International Trademark Association on Behalf of Respondent Nantkwest 

While the Supreme Court granted certiorari i n this case to resolve the inconsistencies between Shammas and the Federal Circuit’s en banc decision in Nantkwest, the INTA brief argues that the Federal Circuit was correct in rejecting Shammas. In part, this is because in Shammas the Fourth Circuit erred in interpreting the Supreme Court’s 1983 decision in Ruckelshaus v. Sierra Club. Although attorney’s fees were awarded in that case, which involved a review of Environmental Protection Agency authority under the Clean Air Act, the statute at issue in Ruckelshaus explicitly mentioned attorney’s fees and the court looked for “a clear showing” of Congress’ intent in shifting fees.

Like AIPLA, INTA argues that the omission of attorney’s fees in Section 145 when such fees are clearly stated in Section 285 indicates an intentional omission of such fees being considered expenses of the proceeding. INTA also echoes IPO’s arguments that Section 145’s mention of “expenses of the proceeding” is too ambiguous to reach the threshold of finding that Congress clearly intended attorney’s fees to be shifted contrary to the American Rule.

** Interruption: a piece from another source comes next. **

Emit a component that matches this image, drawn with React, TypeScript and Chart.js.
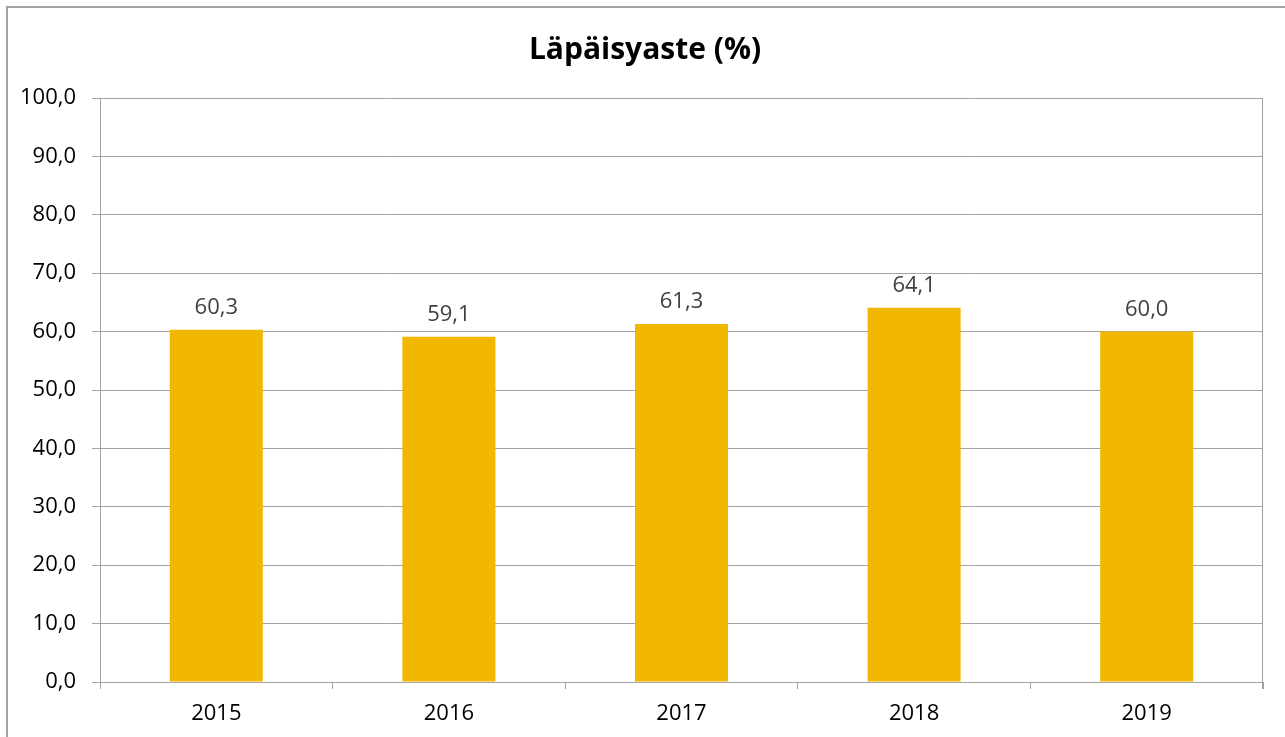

The largest portion of INTA’s brief explores the legislative history of both the Patent Act and the closely related Lanham Act, which doesn’t show that Congress clearly intended “expenses” in either Act to include attorney’s fees. In the history leading up to the 1839 Patent Act, which first gave the Patent Office authority to collect “expenses of the proceeding,” the only expense contemplated was compensation to the Chief Judge for his time spent on court appeals. Similarly, the legislative history on Section 21(b)(3) of the Lanham Act, codified as 15 U.S.C. Section 1071(b), contains no such references to attorney’s fees as expenses that can be collected for trademark appeals. Subsequent amendments to the Lanham Act didn’t add attorney’s fees to Section 21(b)(3), although such additions were made to other sections of the Lanham Act over time.